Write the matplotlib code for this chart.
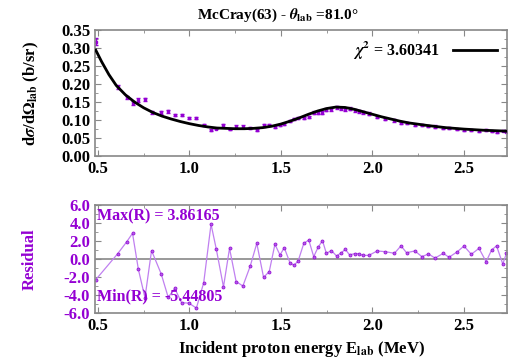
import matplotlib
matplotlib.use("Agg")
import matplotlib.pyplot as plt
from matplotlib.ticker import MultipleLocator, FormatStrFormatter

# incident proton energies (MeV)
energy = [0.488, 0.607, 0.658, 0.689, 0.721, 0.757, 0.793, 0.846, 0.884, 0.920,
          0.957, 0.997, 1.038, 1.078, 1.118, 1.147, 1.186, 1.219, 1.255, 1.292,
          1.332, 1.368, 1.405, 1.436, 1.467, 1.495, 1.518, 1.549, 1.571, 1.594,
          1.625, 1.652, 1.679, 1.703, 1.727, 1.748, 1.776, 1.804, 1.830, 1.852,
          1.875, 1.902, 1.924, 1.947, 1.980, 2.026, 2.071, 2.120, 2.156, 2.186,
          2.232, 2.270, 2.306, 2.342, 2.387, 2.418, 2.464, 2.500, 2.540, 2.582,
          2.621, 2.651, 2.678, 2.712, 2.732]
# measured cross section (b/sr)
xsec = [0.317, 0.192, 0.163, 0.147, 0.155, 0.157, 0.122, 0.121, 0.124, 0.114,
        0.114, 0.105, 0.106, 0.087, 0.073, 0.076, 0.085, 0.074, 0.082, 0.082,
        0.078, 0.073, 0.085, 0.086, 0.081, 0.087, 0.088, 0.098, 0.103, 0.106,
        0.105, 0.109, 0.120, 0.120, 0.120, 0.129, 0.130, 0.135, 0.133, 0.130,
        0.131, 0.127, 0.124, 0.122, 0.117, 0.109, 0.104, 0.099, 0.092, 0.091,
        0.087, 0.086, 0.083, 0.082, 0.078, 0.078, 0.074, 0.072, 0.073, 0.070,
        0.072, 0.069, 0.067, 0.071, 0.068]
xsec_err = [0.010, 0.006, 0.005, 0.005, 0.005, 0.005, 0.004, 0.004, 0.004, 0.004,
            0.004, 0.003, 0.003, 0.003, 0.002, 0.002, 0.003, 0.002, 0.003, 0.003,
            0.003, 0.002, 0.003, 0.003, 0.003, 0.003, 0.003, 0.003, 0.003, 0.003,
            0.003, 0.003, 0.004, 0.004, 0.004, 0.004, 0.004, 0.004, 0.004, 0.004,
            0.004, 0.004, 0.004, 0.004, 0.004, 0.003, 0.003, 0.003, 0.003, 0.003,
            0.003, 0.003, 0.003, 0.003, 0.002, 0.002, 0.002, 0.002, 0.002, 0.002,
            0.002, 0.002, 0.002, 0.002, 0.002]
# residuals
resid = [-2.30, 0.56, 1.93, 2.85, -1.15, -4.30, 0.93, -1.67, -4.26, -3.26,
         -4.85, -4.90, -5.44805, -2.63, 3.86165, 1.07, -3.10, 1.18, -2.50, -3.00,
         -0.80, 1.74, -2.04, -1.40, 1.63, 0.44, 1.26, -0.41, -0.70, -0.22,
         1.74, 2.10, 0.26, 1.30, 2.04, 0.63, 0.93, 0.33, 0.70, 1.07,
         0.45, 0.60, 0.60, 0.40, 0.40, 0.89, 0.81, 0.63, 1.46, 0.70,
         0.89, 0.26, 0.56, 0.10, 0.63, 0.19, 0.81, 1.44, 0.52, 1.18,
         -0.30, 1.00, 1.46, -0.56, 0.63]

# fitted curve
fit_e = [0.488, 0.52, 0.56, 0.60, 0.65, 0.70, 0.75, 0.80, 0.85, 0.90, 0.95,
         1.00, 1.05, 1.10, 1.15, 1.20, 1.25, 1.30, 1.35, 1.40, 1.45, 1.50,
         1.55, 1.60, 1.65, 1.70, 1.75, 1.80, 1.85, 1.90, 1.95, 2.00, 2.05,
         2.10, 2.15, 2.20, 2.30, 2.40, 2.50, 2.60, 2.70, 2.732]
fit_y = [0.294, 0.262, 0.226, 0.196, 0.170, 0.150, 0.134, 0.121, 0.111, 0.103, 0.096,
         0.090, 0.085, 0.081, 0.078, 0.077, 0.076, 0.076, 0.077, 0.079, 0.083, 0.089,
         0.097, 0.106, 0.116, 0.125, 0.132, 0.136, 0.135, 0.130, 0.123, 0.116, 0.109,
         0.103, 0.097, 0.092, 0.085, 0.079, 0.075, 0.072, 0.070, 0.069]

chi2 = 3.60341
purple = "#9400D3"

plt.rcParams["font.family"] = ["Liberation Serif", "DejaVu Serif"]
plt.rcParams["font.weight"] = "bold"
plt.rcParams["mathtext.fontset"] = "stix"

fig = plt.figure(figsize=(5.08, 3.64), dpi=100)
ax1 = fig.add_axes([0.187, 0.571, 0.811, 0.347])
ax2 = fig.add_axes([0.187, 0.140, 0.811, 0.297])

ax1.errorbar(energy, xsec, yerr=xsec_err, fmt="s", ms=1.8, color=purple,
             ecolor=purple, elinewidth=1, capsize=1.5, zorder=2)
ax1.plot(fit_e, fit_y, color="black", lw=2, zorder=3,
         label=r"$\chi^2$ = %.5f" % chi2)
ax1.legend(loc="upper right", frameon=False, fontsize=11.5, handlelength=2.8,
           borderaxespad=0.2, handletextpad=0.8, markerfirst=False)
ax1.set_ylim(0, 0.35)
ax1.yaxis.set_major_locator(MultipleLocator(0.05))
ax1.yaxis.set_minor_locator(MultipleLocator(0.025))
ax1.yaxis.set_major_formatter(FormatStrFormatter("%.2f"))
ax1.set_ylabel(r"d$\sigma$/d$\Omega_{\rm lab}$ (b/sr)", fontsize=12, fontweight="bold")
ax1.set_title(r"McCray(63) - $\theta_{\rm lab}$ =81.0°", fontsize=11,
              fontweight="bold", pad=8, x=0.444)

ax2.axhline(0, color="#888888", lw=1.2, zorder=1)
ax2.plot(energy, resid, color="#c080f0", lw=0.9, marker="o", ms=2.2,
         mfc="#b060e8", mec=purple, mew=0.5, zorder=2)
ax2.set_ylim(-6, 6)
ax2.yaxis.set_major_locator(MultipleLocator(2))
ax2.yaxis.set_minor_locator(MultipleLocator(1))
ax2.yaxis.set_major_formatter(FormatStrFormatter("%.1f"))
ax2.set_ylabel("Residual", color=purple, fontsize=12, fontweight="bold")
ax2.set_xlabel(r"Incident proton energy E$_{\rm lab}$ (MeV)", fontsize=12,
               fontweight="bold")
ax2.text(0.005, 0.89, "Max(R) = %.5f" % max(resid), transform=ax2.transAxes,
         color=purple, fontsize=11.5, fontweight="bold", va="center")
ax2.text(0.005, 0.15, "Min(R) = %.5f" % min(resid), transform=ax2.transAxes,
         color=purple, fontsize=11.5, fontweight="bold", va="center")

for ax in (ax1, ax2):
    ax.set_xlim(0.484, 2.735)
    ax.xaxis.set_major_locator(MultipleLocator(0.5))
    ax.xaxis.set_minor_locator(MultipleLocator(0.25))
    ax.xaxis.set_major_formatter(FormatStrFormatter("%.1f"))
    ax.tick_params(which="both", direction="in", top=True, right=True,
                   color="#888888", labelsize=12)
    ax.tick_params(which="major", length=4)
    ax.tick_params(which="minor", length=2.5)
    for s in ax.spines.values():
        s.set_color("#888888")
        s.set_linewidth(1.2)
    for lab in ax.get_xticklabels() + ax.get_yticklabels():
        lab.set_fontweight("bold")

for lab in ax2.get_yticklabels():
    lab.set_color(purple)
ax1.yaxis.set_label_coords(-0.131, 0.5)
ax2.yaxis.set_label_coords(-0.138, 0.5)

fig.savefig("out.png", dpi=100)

◆ ◆ ◆ ◆ ◆ ◆ ◆

## WHAT YOU ARE ASKED TO DO
Extract, word for word, each line from the top of the data down to and including the line with "from matplotlib.ticker import"; skip the pictures.

## OUTPUT OF THE TASK
Write the matplotlib code for this chart.
import matplotlib
matplotlib.use("Agg")
import matplotlib.pyplot as plt
from matplotlib.ticker import MultipleLocator, FormatStrFormatter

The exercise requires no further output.